Once the train had rolled slowly onto the single track on the boat, where it shared the lowest deck with trucks, all passengers were asked to step off and head to the ferry’s upper decks. The crew explained this was “for safety reasons,” but I suspect that it is more to help the bottom lines of the many on-board restaurants and retailers. But I wouldn’t have wanted to remain on the windowless bottom deck anyway (even though the train is connected to the boat’s ground power while the Diesel engines are shut off), since it was a glorious clear and balmy fall day outside. After grabbing a Copenhagen beer at one of the shops, I spent most of the ride on the open deck, looking out at the wide expanse of water and several large clusters of offshore wind turbines, for which the Danes are famous. 

Enjoying the fresh sea air as the Scandlines ferry, with my train on board, crosses the Femer Belt between Germany and Denmark.
The crossing was smooth despite somewhat choppy mid-afternoon water. 15 minutes before we were to dock at Rødby, a tri-lingual P.A. announcement was made for all passengers to return to their vehicles (the train implicitly included in that category). The other passengers and I descended three decks of stairs and climbed back aboard the train. As soon as the boat docked and the forward doors opened, the train inched onto the Rødby station platform and, after a 10-minute stop, we were back on route. The sun set not long after we left Rødby, and the train arrived at Copenhagen Central Station at 7:15 PM, 45 minutes late. Even at that hour, same-day train connections to other points in Denmark and across the strait into Sweden were still possible.

Having part of a rail journey be on a boat adds to the enjoyment of the experience, especially with the opportunity to sit outside in the fresh air, or to have a meal in a full restaurant.
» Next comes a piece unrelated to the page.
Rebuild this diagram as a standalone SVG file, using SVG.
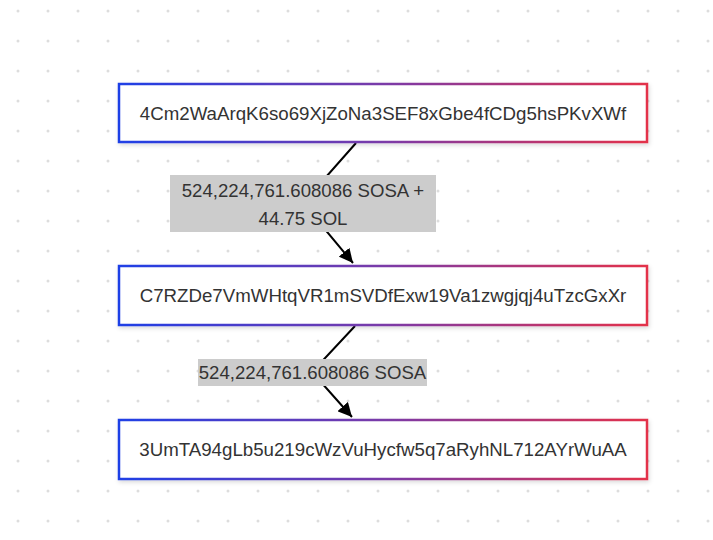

Using bridges and tunnels instead to cross large waterways may be faster and more efficient, but there’s something to be said for the more leisurely pace and more experiential ethos that a boat-train entails.

Interior of the First Class section of the DSB IC3 DMU train after departure from Hamburg.

A view towards the Baltic Sea from the train near Großenbrode, Germany.

Another sea view, crossing the Fehmarn Sound Bridge connecting Fehmarn Island to the German mainland.

The train is connected to ground power on the lower deck of the ferry so that its diesel engines can shut off while retaining on-board lights and heat.

Another view from the outdoor deck of the ferry during the 40-minute crossing of the Femer Belt.

View from the train as it rolls off the ferry at Rødby, Denmark, next to a truck.